Everyone needs at least a simple will that outlines how assets are to be distributed. “If you die and have no will, state law says who will receive your assets, who may be your executor, and who may be the guardian of your minor children,” says Mardyth Pollard, a Springfield, Ill., attorney whose expertise is elder law. “It will be costly to settle your estate and frustrating for your loved ones.”
Pollard does not recommend a do-it-yourself will because laws vary from state to state and do-it-yourself wills are too generic to be of much use. The best way to use a do-it-yourself will, Pollard says, is as a tool to get your plans and facts in place before going to see an attorney for the actual documents.
Titles. Make sure you know how title is held to your assets, such as your home, and that the titles are correct. Are your assets transferable at the time of your death, for example, or are they held in joint tenancy? It may be that you want to retain full ownership of your assets until your death.
Beneficiaries. Who are the beneficiaries on any assets that do not pass through the will, namely Individual Retirement Accounts, annuities and life insurance policies? Regardless of who is named in your will, the designated beneficiaries on the assets will receive the proceeds.

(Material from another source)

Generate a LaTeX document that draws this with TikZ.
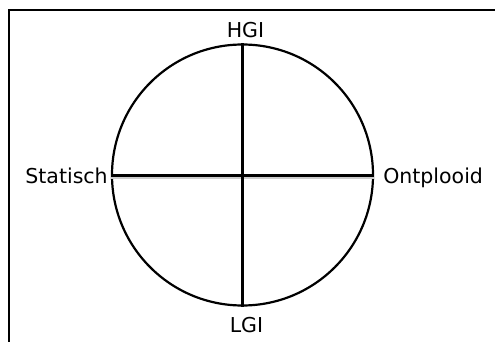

Living Trust. Look closely at recent changes to your state’s law before going to the expense of writing a living trust to avoid probate, protect privacy or to save money on attorney fees and taxes. “Persons who may want to look more closely at creating a living trust have more than $1 million in assets, (have) a child with special needs or need to distribute assets in a second marriage,” Pollard says.
There are more streamlined ways to close an estate, such as the small estate affidavit and independent administration of probate. The small estate affidavit is a procedure whereby probate is avoided as long as the deceased had a probate estate worth less than $100,000 and did not own real estate.